Few of these ideas are compelling to Americans today. That may be for good or ill; certainly, for instance, few wish to see the return of the sort of patriarchy that framed the practice of Mormon polygamy, and Mormons have faced persistent criticism for issues of gender to today.
And yet Mormonism – like any religion – persists in part because its social imagination offers a critique of the weaknesses the larger society is often blind to.
Mormonism’s communitarian past and welfare system in the present should rebuke the brute market forces of unbridled capitalism. Its emphasis on self-discipline should restrain the waste of our consumerist society. Its robust communalism should provide an alternative to a nation in which our economy and our fear isolate us geographically and divide us ideologically.
More than many religions in the United States, Mormons carry with them the recent memory of building a society very different from the one we live in, one in which right and wrong were clear. The themes of speculative fiction echo it.
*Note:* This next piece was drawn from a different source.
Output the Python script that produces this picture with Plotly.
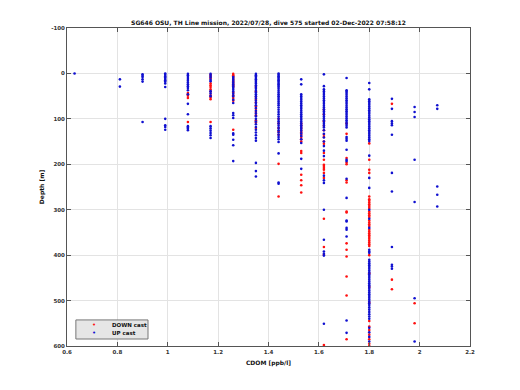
import plotly.graph_objects as go

# CDOM bins (ppb/l) present in the profile
cdom_bins = [0.63, 0.81, 0.90, 0.99, 1.08, 1.17, 1.26, 1.35, 1.44, 1.53, 1.62, 1.71, 1.80, 1.89, 1.98, 2.07]

# UP cast depths (m) per CDOM bin
up_depths = {
    0.63: [0],
    0.81: [13, 29],
    0.90: [2, 5, 8, 13, 18, 107],
    0.99: [0, 3, 6, 9, 12, 15, 18, 22, 30, 100, 114, 118, 124],
    1.08: [1, 4, 8, 12, 16, 20, 24, 28, 32, 37, 46, 67, 90, 116, 119, 122, 125],
    1.17: [1, 5, 9, 14, 17, 39, 44, 50, 116, 121, 126, 131, 136, 142],
    1.26: [8, 12, 16, 20, 24, 28, 32, 36, 40, 45, 50, 58, 65, 87, 92, 98, 132, 135, 146, 158, 193],
    1.35: [1, 4, 7, 10, 13, 16, 19, 22, 26, 30, 34, 38, 42, 46, 50, 55, 60, 65, 70, 76, 82, 88,
           94, 100, 106, 112, 118, 124, 130, 136, 142, 148, 197, 215, 227],
    1.44: [0, 3, 6, 9, 12, 15, 18, 21, 24, 27, 30, 34, 38, 42, 46, 50, 54, 58, 62, 66, 70, 75, 80,
           85, 90, 95, 100, 105, 110, 115, 120, 125, 130, 135, 140, 145, 151, 176, 240, 243],
    1.53: [13, 24, 46, 50, 54, 58, 62, 66, 70, 74, 78, 82, 86, 90, 94, 98, 102, 106, 110, 114, 118,
           122, 126, 132, 138, 145, 153, 188, 210],
    1.62: [2, 28, 35, 39, 43, 47, 51, 55, 59, 63, 67, 71, 75, 79, 83, 87, 91, 95, 99, 103, 107, 111,
           115, 119, 125, 133, 141, 150, 160, 170, 182, 225, 235, 241, 300, 366, 392, 397, 401, 551],
    1.71: [10, 37, 40, 43, 47, 51, 55, 59, 63, 67, 71, 75, 79, 83, 87, 91, 95, 99, 103, 107, 111,
           115, 119, 140, 144, 148, 168, 190, 193, 232, 274, 324, 326, 340, 344, 359, 544, 571],
    1.80: [21, 35, 57, 61, 65, 69, 73, 77, 81, 85, 89, 93, 97, 101, 105, 109, 113, 117, 121, 125,
           129, 133, 137, 141, 145, 149, 181, 230, 252, 300, 320, 340, 388, 392, 395, 410, 414, 418,
           422, 426, 430, 434, 438, 442, 446, 450, 454, 458, 462, 466, 470, 474, 478, 482, 486, 490,
           494, 498, 502, 506, 510, 515, 520, 525, 530, 535, 540, 560, 570, 580, 590],
    1.89: [56, 78, 105, 110, 114, 135, 219, 260, 382, 421, 425, 430],
    1.98: [74, 85, 96, 190, 283, 495, 590],
    2.07: [70, 78, 249, 267, 293],
}

# DOWN cast depths (m) per CDOM bin
down_depths = {
    1.08: [43, 46, 49, 54, 107],
    1.17: [3, 7, 11, 22, 26, 30, 35, 40, 48, 53, 57, 107],
    1.26: [1, 4, 7, 10, 14, 18, 22, 26, 30, 42, 48, 54, 60, 124],
    1.35: [30, 40, 52, 58, 64, 72, 78, 85, 92, 103, 108, 120],
    1.44: [100, 110, 120, 128, 135, 199, 271],
    1.53: [110, 115, 120, 126, 130, 135, 140, 145, 150, 171, 175, 223, 235, 246, 262],
    1.62: [80, 90, 105, 115, 125, 135, 140, 150, 155, 175, 190, 201, 204, 208, 212, 219, 230,
           320, 382, 399, 598],
    1.71: [110, 133, 186, 196, 200, 235, 240, 304, 306, 374, 388, 403, 447, 489, 585],
    1.80: [154, 190, 212, 219, 271, 277, 280, 284, 288, 292, 296, 304, 308, 312, 316, 324, 328,
           332, 336, 344, 348, 352, 356, 360, 364, 368, 372, 376, 380, 400, 440, 470, 505, 545,
           557, 565, 575, 585, 595, 600],
    1.89: [67, 454, 475],
    1.98: [506, 550],
}

x_ticks = [0.6, 0.8, 1.0, 1.2, 1.4, 1.6, 1.8, 2.0, 2.2]
x_ticktext = ["0.6", "0.8", "1", "1.2", "1.4", "1.6", "1.8", "2", "2.2"]
y_ticks = [-100, 0, 100, 200, 300, 400, 500, 600]
y_ticktext = ["-100", "0", "100", "200", "300", "400", "500", "600"]

series_names = ["DOWN cast", "UP cast"]
series_colors = ["#ff1010", "#1010d0"]

title_text = "SG646 OSU, TH Line mission, 2022/07/28, dive 575 started 02-Dec-2022 07:58:12"


def flatten(d):
    xs, ys = [], []
    for c in cdom_bins:
        for v in d.get(c, []):
            xs.append(c)
            ys.append(v)
    return xs, ys


dx, dy = flatten(down_depths)
ux, uy = flatten(up_depths)

FONT = "DejaVu Sans"

fig = go.Figure()
fig.add_trace(go.Scatter(x=dx, y=dy, mode="markers", name=series_names[0], showlegend=False,
                         marker=dict(color=series_colors[0], size=2.6, line=dict(width=0))))
fig.add_trace(go.Scatter(x=ux, y=uy, mode="markers", name=series_names[1], showlegend=False,
                         marker=dict(color=series_colors[1], size=2.6, line=dict(width=0))))

axis_common = dict(
    showline=True, mirror="ticks", linecolor="#555555", linewidth=1,
    ticks="inside", ticklen=4, tickcolor="#555555",
    showgrid=True, gridcolor="#e3e3e3", gridwidth=1, zeroline=False,
    automargin=False,
    tickfont=dict(family=FONT, size=5.5, color="#333333", weight="bold"),
)

# compact legend box (MATLAB style), drawn as layout decoration
legend_shapes = [dict(type="rect", xref="paper", yref="paper", x0=0.022, x1=0.201, y0=0.022, y1=0.082,
                      fillcolor="#e6e6e6", line=dict(color="#777777", width=1), layer="above")]
legend_ann = []
for i, (nm, col) in enumerate(zip(series_names, series_colors)):
    yy = 0.067 - i * 0.027
    legend_ann.append(dict(xref="paper", yref="paper", x=0.067, y=yy, text="•", showarrow=False,
                           font=dict(family=FONT, size=7, color=col), xanchor="center", yanchor="middle"))
    legend_ann.append(dict(xref="paper", yref="paper", x=0.106, y=yy, text=nm, showarrow=False,
                           font=dict(family=FONT, size=5.5, color="#111111", weight="bold"),
                           xanchor="left", yanchor="middle"))

fig.update_layout(
    width=520, height=390,
    margin=dict(l=67, r=50, t=28, b=44, autoexpand=False),
    paper_bgcolor="white", plot_bgcolor="white",
    title=dict(text=title_text, x=0.5, xref="paper", y=1 - 23 / 390, yref="container",
               yanchor="middle", xanchor="center",
               font=dict(family=FONT, size=6, color="#111111", weight="bold")),
    xaxis=dict(range=[0.6, 2.2], tickvals=x_ticks, ticktext=x_ticktext,
               title=dict(text="CDOM [ppb/l]", standoff=7,
                          font=dict(family=FONT, size=6, color="#111111", weight="bold")),
               **axis_common),
    yaxis=dict(range=[600, -100], tickvals=y_ticks, ticktext=y_ticktext,
               title=dict(text="Depth [m]", standoff=6,
                          font=dict(family=FONT, size=6, color="#111111", weight="bold")),
               **axis_common),
    shapes=legend_shapes,
    annotations=legend_ann,
    showlegend=False,
)

fig.write_html("out.html", post_script="document.body.style.margin='0px';",
               config={"displayModeBar": False})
The heroic realms of Orson Scott Card, in which the bonds among friends and family attain metaphysical reality, or of “Star Wars,” in which the spiritual power of the Force can eliminate tyranny, offer a sense that society may still exist.
That Mormons turn to speculative fiction in great numbers illustrates that they possess a persistent hunger for it. But that they find that fiction in Hollywood and on Amazon — along with all the rest of us — shows how powerful the world they once resisted has become.